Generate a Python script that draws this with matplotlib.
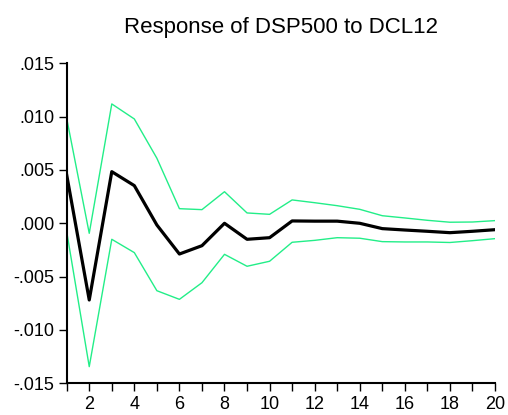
import matplotlib
matplotlib.use("Agg")
import matplotlib.pyplot as plt
from matplotlib.ticker import FuncFormatter, MultipleLocator

periods = list(range(1, 21))
response = [0.00453, -0.00719, 0.00484, 0.00353, -0.00016, -0.00288, -0.0021, 0.0,
            -0.0015, -0.00135, 0.00022, 0.0002, 0.0002, 0.0, -0.0005, -0.00063,
            -0.00075, -0.00088, -0.00075, -0.0006]
upper = [0.00984, -0.00094, 0.01119, 0.00978, 0.0061, 0.00137, 0.00128, 0.00296,
         0.00097, 0.00084, 0.00219, 0.00193, 0.00165, 0.00131, 0.00071, 0.0005,
         0.00028, 0.0001, 0.00012, 0.00025]
lower = [-0.00078, -0.01344, -0.0015, -0.00275, -0.00632, -0.00713, -0.00557, -0.00291,
         -0.00403, -0.00356, -0.00178, -0.0016, -0.00135, -0.0014, -0.00172, -0.00175,
         -0.00175, -0.0018, -0.00163, -0.00144]
title = "Response of DSP500 to DCL12"

plt.rcParams['font.family'] = ['Liberation Sans', 'DejaVu Sans']

fig = plt.figure(figsize=(5.08, 4.15), dpi=100)
ax = fig.add_axes([0.1313, 0.0764, 0.8431, 0.7711])

green = '#22EE88'
ax.plot(periods, upper, color=green, lw=1.0)
ax.plot(periods, lower, color=green, lw=1.0)
ax.plot(periods, response, color='black', lw=2.3)

ax.set_xlim(1, 20)
ax.set_ylim(-0.015, 0.015)
ax.spines['top'].set_visible(False)
ax.spines['right'].set_visible(False)
for s in ('left', 'bottom'):
    ax.spines[s].set_linewidth(1.5)

ax.xaxis.set_major_locator(MultipleLocator(2))
ax.xaxis.set_minor_locator(MultipleLocator(1))
ax.yaxis.set_major_locator(MultipleLocator(0.005))

def yfmt(v, pos):
    s = f"{v:.3f}"
    if s.startswith("-0"):
        s = "-" + s[2:]
    elif s.startswith("0"):
        s = s[1:]
    return s

ax.yaxis.set_major_formatter(FuncFormatter(yfmt))
ax.tick_params(axis='both', which='major', direction='out', length=6, width=1.0, labelsize=13, pad=3)
ax.tick_params(axis='x', which='minor', direction='out', length=6, width=1.0)

ax.set_title(title, fontsize=16, pad=22)

fig.savefig("out.png", dpi=100)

- **EXERCISE TASK**:
Find each line with the string "matplotlib" and copy it out.

- **THE RESULT**:
Generate a Python script that draws this with matplotlib.
import matplotlib
matplotlib.use("Agg")
import matplotlib.pyplot as plt
from matplotlib.ticker import FuncFormatter, MultipleLocator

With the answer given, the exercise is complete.